A Gutiérrez y al resto del grupo los trasladaron a Monte Peloni “en donde ya había gente encerrada”. Araceli tenía 24 años e integraba la Juventud Peronista, a la que se sumó en su La Plata natal. “Tuve que irme porque se había puesto todo muy ácido. Llegué a Olavarría y seguimos laburando”. La persecución la encontró allí.
El edificio, que legalmente funcionaba como espacio de entrenamiento militar, es pequeño y se encuentra ubicado al final de un camino de tierra, como depositado entre los árboles más altos del monte. El centro de tortura recibió el nombre por la zona en la que está ubicado, porque aún sus restos resisten el paso del tiempo. “Yo era la única mujer en Monte Peloni, me tenían encerrada sola, encapuchada, en uno de los cuartos del fondo, ése que tiene piso de madera”, recordó Araceli, que mencionó que había, con ella, 22 personas allí confinadas. En esa pieza, hoy, hay algunas botellas y varios zapatos viejos de pares truncos. “Son cosas que se van encontrando en el aljibe de atrás de la casa –un pozo al que se le desmontó un techo de madera, invadido por la hojarasca y el tiempo–. La casa no cuenta con más de cuatro habitaciones que ahora están rotas, algunas sin techo, y otras empezando a perder las paredes. La puerta de entrada divide ambientes: uno principal de otras dos piezas, una en donde estaba la muchacha, otra un poco más grande. Al lado del ambiente principal se erige otro espacio, que hoy carece de techo. Por detrás, un patio interno sirve de límite con el exterior. Tal vez por su poca extensión, de no más de 60 metros cuadrados, los jefes de ese sitio decidieron ubicar carpas en los alrededores inmedia-tos para encerrar más detenidos. La sala de torturas estaba ubicada en el baño, en donde había un elástico de colchón de metal que aún sigue colgado en una de las construcciones aledañas. Por encontrarse tabicada y aislada en la habitación, sabía poco de quiénes eran los otros secuestrados. Sin embargo, algunas cosas su memoria atesoró intactas: los gritos de la tortura, la humedad que carcomía el cuerpo, el ruido
de las ramas de los árboles. “Los primeros días fueron terribles. Días de interrogatorio, golpes y torturas”, puntualizó. Entre lo poco que supo de su contexto inmediato fue el traslado de cuatro chicos a un lugar conocido como La Huerta de Tandil, de donde sólo volvieron dos. “A uno lo mataron. El otro permanece desaparecido”.

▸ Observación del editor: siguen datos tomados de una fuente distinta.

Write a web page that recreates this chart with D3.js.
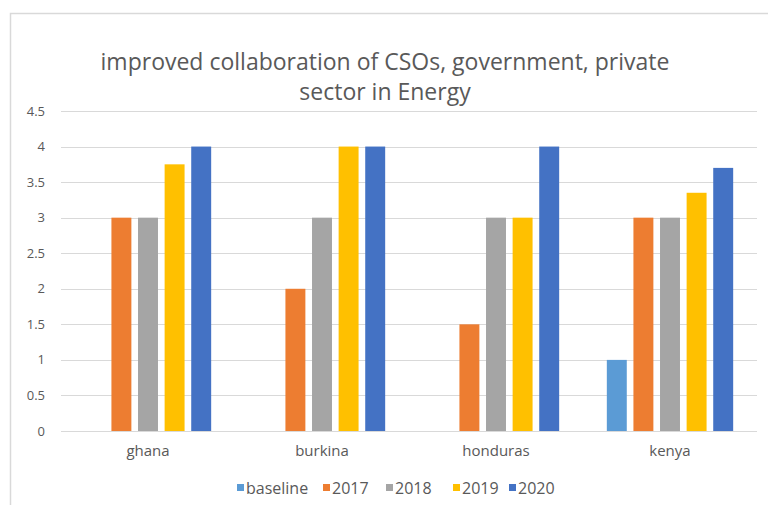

Cuando quisieron deshacerse del lugar, los militares lo cedieron a una escuela agrotécnica: “Aquí daban clases, una aberración”, opinó Araceli. Sin embargo, ella se mudó con su familia al lado del centro clandestino. Lo cuida como si fuera su guardiana. La guardiana de la memoria.
¿Por qué? Dice que siempre fue “muy efusiva” al momento de contar lo que le había pasado a ella y lo que había ocurrido en ese lugar a la gente que le preguntaba, que “llevaba a quienes lo querían conocer, los paseaba, les explicaba”. Los organismos de derechos humanos reclamaron el espacio hasta que finalmente lo obtuvieron. Entonces, fue necesario que alguien lo cuidara y Araceli se ofreció de casera, función que ocupa desde hace poco más de dos años. “Alguien tiene que hacerse cargo de la historia. No sólo recordarla y transmitirla, sino también cuidarla, y la única manera de hacerlo en este lugar es estando aquí”. Considera, además, que el cuidado que lleva a cabo del espacio es una manera de “pagar deudas”:
No vive sola en su pequeña y reciclada casa de campo ubicada al lado de lo que fue el centro clandestino. La acompañan su marido, sus hijos, algunos nietos y tres perros. Y no se arrepiente: “No es un lugar con mala alma, sino un espacio muy bello con una triste historia”.